Through this unique partnership, educators work with county Agriculture and Extension Education Committees and other local groups to identify needs for education and design programs to meet those needs.

The University of Wisconsin-Extension provides affirmative action and equal opportunity in education, programming and employment for all qualified persons regardless of race, color, gender/sex, creed, religion, national origin, ancestry, age, sexual orientation, pregnancy, marital or parental status, arrest or conviction record or veteran status.

County Partner

County UW-Extension offices are departments of county government. Wisconsin Statute 59.56, as passed in 1914 and amended over the years, permits county boards to establish and maintain an educational program in cooperation with University of Wisconsin-Extension.

This statute was designed to create a partnership of the U.S. Department of Agriculture, the land grant universities and county governments. The statute also defines employment of University program staff and financing and supervision of county Extension programs. It designates the county extension education committee as the county's representative in partnership with UWEX.

The county provides approximately 40 percent of salary support for county-based faculty. The county also provides adequate travel expenses, clerical support, office facilities and general supplies to meet the county programming needs.

By statute, Extension agents (county-based educators) are employed with county, state and federal funds.

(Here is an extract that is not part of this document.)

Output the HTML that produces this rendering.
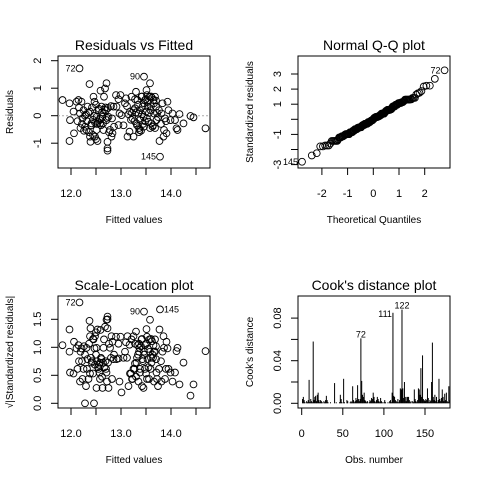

Therefore, both the county and the University of Wisconsin-Extension are involved in selecting agents.

State/University Partner

Extension specialists on campuses of the University of Wisconsin System teach, conduct applied research and interpret research of other scholars in response to local and state needs. These specialists provide statewide educational leadership in their disciplines and serve as resource people to extension offices, state agencies, the legislature, professional associations, business and industry and other state and national groups.

State and federal funds pay 100 percent of salaries for campus-based faculty and staff who work with and support county educational programs. The University provides bulletins, postage, educational materials, satellite downlinks, computer technology and professional improvement training, as well as program support and assistance for campus-based faculty.

State and federal funds also support approximately 60 percent of salaries for county faculty and staff positions.

Federal Partner

U.S. Department of Agriculture funds that support county and campus Extension educators are defined in the Smith-Lever Act of 1914, which provides federal support for land grant institutions to offer education programs to enhance the application of useful and practical information beyond their campuses through Cooperative Extension efforts with state and local communities.

A majority of Smith-Lever funds are distributed to states on a formula basis and, in Wisconsin, they provide a crucial component to the partnership that funds local extension programs. Some funds are also available on a competitive grant basis or earmarked for specific institutions. Smith-Lever funds account for about 25 percent of the Cooperative Extension budget.